Our time is valuable. You and I both know that self-discipline with time is key to getting things done.
Social Media sites don’t care about that, your time is what they want. They want your full attention focused onto the little square space that contains a message that you will find important. That message will most likely be from a friend, and for that reason the chances that you give enough time to stop and read it will be very high.
Refusing to listen to the Guy at the bar who says, “Do you know what?” is socially acceptable.
Refusing to read a friend’s message that contains a wise and helpful anecdote isn’t socially acceptable and can make us feel uncomfortable when we try to skim over their posts.
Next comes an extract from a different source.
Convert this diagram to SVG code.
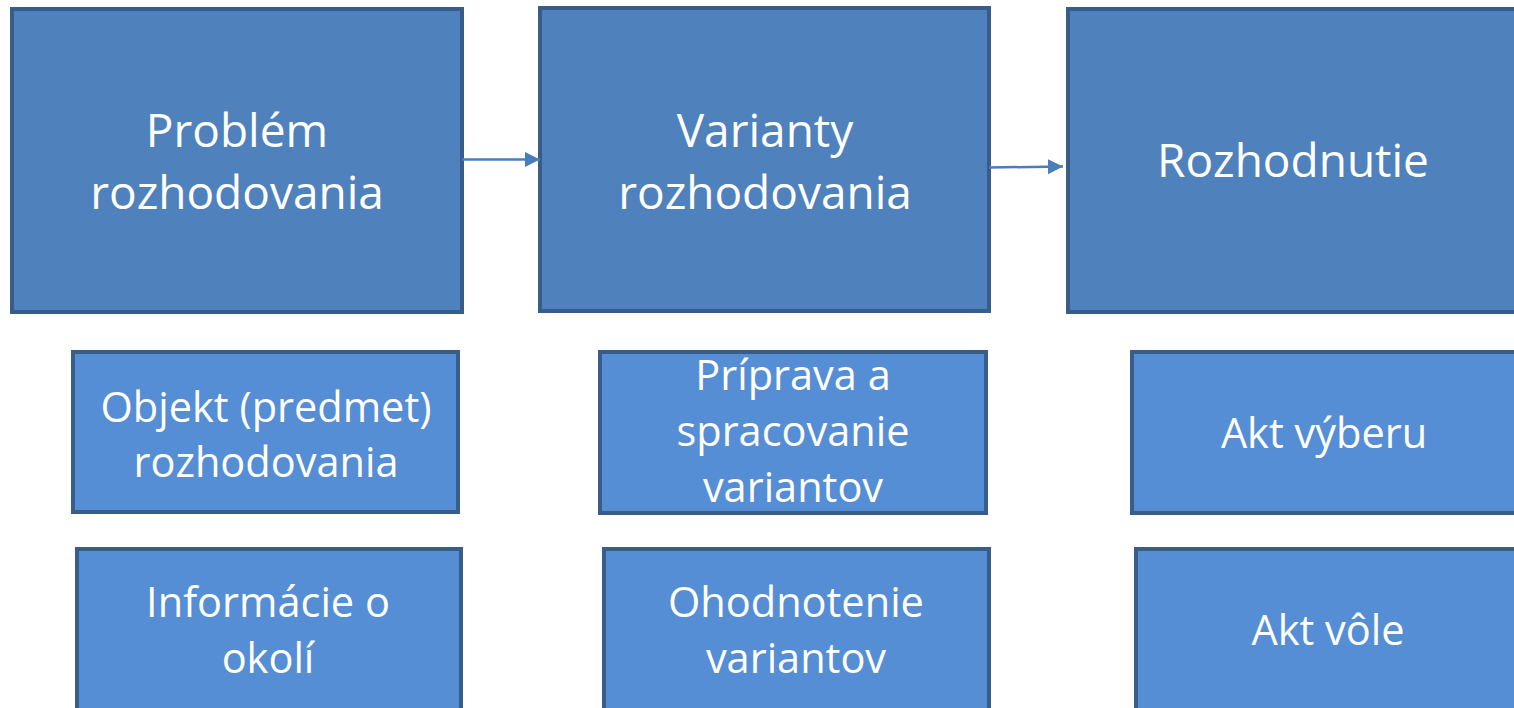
<svg xmlns="http://www.w3.org/2000/svg" width="1514" height="708" viewBox="0 0 1514 708">
<style>
.top{fill:#4F81BD;stroke:#385D8A;stroke-width:4}
.sub{fill:#558ED5;stroke:#385D8A;stroke-width:4}
.t{font-family:"Open Sans","Noto Sans","Liberation Sans",sans-serif;fill:#fff;text-anchor:middle}
.big{font-size:46px}
.sm{font-size:41.5px}
.con{stroke:#4A7EBB;stroke-width:2.5;fill:none}
</style>
<defs>
<marker id="ah" markerWidth="16" markerHeight="16" refX="15" refY="7.5" orient="auto" markerUnits="userSpaceOnUse">
<path d="M0,0 L15,7.5 L0,15 Z" fill="#4A7EBB"/>
</marker>
</defs>
<rect width="1514" height="708" fill="#fff"/>
<g id="n1"><rect class="top" x="12" y="9" width="450" height="303"/>
<text class="t big" x="237" y="147">Problém</text><text class="t big" x="237" y="209">rozhodovania</text></g>
<g id="n2"><rect class="top" x="540" y="8" width="449" height="303"/>
<text class="t big" x="765" y="147">Varianty</text><text class="t big" x="765" y="209">rozhodovania</text></g>
<g id="n3"><rect class="top" x="1068" y="9" width="460" height="303"/>
<text class="t big" x="1293" y="177">Rozhodnutie</text></g>
<g id="n4"><rect class="sub" x="73" y="352" width="385" height="160"/>
<text class="t sm" x="266" y="422">Objekt (predmet)</text><text class="t sm" x="266" y="477">rozhodovania</text></g>
<g id="n5"><rect class="sub" x="600" y="352" width="386" height="161"/>
<text class="t sm" x="793" y="390">Príprava a</text><text class="t sm" x="793" y="446">spracovanie</text><text class="t sm" x="793" y="502">variantov</text></g>
<g id="n6"><rect class="sub" x="1132" y="352" width="400" height="161"/>
<text class="t sm" x="1324" y="448">Akt výberu</text></g>
<g id="n7"><rect class="sub" x="77" y="549" width="384" height="180"/>
<text class="t sm" x="268" y="617">Informácie o</text><text class="t sm" x="268" y="673">okolí</text></g>
<g id="n8"><rect class="sub" x="604" y="549" width="385" height="180"/>
<text class="t sm" x="796" y="617">Ohodnotenie</text><text class="t sm" x="796" y="673">variantov</text></g>
<g id="n9"><rect class="sub" x="1136" y="549" width="400" height="180"/>
<text class="t sm" x="1328" y="645">Akt vôle</text></g>
<g id="connectors">
<line class="con" x1="462" y1="159.5" x2="540" y2="159.5" marker-end="url(#ah)"/>
<line class="con" x1="989" y1="167.5" x2="1063" y2="166.5" marker-end="url(#ah)"/>
</g>
</svg>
We are, by nature, kind and polite. Always aware that somebody may need our help. Social Media is full of square boxes where people are asking for help.
There are also many shiny areas on the internet where people are offering their help.
Really, in all my life, I’ve never seen so many offers of Life Transforming promises to the world since the beginning of Social Media. All these Dudes at the Bar are now sitting at home in front of the computer, wearing only Jockey Shorts and a stained T-Shirt, telling anybody who will listen how to get your life together.
And the problem is, we fall for the trick. Dude at the Bar is now an internet Guru. How do I know he’s a Guru? Well, he told me he is, that’s how it works these days, you have to tell the world that you’re an expert Guru and that makes it so.
If we met half of these people in the street I think we’d see the cracks in their facade. The internet, the shiny thing, can make all things glow like gold.
Yet, so long as the messages that they send us are seen in tiny shiny boxes on social media we are in danger of quickly believing everything they say — and handing over our hard earned cash.
The brain is a fantastic piece of kit. We can use it to enhance life and enjoy our existence here on the planet. The problem is that other people can influence it, confuse it, plant doubts that cause us to think deeply about what they say and forget what we feel or believe is best for ourselves.
Social Media is the travelling salesmen of the planet. Always a smile on his face and always has an offer that is unbelievably cheap or one-time only. An expert in catching your attention and drawing you into the beliefs and ideas of his world.
As the captain in Hill Street Blues used to say, “Let’s be careful out there!” and remind ourselves that we didn’t invite the time waster into our homes and lives. The armour of self-discipline and discriminating between knowledge and trivia will help us to protect the preciousness of individualism and personal choice.